**Task instructions**
The answer is one number: how many lines in the data below hold "this".

--- Begin Raw data ---

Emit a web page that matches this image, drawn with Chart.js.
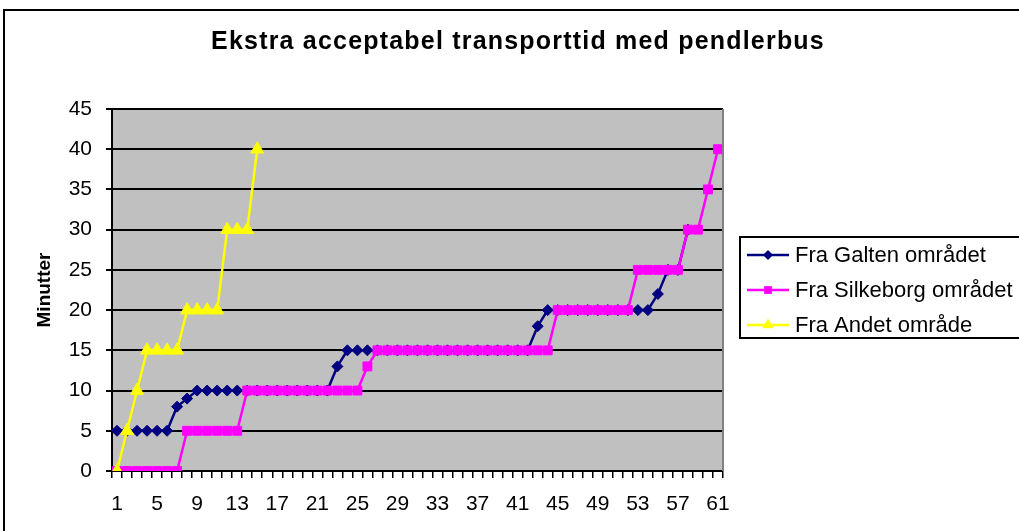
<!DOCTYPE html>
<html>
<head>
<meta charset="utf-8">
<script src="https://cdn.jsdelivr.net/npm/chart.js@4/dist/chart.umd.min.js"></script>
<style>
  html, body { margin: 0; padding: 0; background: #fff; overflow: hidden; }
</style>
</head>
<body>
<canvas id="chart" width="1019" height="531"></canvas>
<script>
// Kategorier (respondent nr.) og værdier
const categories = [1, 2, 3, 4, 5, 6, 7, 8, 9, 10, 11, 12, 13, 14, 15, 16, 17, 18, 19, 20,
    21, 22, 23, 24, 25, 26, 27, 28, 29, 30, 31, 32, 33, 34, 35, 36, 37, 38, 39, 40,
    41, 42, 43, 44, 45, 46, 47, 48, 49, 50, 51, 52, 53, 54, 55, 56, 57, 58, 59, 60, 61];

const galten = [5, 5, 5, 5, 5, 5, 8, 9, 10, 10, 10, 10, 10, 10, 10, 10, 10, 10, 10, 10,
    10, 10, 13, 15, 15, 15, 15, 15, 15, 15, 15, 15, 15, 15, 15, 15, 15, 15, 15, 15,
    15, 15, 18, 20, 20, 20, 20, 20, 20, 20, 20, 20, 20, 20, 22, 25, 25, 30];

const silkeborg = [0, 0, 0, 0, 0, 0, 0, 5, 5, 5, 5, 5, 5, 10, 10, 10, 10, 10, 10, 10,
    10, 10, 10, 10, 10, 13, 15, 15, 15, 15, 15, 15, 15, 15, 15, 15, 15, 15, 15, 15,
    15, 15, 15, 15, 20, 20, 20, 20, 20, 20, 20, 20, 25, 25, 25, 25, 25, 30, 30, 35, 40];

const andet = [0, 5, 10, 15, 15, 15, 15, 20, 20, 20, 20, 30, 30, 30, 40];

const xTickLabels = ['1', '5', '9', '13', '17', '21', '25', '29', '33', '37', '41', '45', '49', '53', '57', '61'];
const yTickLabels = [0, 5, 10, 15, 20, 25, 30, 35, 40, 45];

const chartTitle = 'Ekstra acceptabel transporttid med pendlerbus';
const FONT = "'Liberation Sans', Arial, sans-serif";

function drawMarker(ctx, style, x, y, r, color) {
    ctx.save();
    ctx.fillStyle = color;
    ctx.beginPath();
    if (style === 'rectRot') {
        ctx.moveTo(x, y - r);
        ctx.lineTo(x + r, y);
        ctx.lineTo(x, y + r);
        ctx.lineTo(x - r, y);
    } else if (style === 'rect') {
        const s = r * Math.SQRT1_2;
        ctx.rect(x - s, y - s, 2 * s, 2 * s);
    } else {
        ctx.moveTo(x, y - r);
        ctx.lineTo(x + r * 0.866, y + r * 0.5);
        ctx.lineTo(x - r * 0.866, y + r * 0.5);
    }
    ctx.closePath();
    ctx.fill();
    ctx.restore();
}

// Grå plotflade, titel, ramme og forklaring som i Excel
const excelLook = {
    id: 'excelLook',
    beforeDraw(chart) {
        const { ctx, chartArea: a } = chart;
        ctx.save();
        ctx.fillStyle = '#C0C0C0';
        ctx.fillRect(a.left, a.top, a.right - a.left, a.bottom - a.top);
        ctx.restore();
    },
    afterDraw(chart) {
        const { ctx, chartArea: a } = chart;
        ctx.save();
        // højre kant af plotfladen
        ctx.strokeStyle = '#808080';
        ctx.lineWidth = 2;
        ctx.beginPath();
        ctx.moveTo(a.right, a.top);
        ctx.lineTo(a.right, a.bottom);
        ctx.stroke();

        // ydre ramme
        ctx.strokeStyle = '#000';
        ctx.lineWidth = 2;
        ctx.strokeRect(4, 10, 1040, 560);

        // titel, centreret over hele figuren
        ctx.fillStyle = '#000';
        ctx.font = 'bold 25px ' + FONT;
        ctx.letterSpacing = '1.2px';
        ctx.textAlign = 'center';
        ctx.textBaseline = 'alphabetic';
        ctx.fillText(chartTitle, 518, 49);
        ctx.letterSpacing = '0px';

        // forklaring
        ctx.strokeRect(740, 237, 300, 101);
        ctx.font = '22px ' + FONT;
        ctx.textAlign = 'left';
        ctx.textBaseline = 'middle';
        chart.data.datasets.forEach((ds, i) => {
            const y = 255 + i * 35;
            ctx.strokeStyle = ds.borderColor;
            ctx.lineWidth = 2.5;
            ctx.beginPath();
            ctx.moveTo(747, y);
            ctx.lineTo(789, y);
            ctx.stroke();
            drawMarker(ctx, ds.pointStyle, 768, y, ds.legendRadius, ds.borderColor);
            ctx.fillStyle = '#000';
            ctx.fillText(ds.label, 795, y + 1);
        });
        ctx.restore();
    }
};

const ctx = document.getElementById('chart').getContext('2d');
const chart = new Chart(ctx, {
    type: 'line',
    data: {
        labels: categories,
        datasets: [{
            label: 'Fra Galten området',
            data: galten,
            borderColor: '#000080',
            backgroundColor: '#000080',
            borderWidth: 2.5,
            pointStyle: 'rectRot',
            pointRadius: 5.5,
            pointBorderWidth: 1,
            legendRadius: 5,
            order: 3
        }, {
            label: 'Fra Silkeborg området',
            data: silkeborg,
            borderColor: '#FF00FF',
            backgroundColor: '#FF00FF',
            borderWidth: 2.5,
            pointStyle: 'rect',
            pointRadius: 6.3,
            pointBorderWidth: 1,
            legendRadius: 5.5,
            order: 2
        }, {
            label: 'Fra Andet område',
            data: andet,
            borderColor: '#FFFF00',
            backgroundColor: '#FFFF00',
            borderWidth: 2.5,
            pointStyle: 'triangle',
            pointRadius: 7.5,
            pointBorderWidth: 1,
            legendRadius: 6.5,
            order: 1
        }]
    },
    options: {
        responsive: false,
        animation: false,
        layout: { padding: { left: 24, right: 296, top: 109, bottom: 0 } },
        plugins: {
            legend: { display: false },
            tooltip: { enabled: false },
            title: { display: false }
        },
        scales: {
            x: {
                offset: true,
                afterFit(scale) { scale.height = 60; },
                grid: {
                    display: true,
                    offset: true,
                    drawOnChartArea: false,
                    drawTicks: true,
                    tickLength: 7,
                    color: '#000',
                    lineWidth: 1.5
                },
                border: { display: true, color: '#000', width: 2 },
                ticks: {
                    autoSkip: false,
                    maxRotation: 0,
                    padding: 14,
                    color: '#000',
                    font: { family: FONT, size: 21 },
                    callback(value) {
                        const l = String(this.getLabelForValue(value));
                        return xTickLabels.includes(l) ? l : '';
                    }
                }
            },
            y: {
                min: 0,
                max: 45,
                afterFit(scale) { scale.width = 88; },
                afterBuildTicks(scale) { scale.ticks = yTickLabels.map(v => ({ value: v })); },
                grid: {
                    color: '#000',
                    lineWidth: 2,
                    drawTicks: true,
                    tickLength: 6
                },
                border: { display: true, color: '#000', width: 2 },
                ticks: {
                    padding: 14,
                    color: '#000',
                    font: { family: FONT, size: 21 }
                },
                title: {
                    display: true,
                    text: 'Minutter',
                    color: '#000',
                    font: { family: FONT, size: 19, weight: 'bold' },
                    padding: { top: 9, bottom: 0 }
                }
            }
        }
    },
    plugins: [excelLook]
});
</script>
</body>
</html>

--- End Raw data ---

**Written solution**
2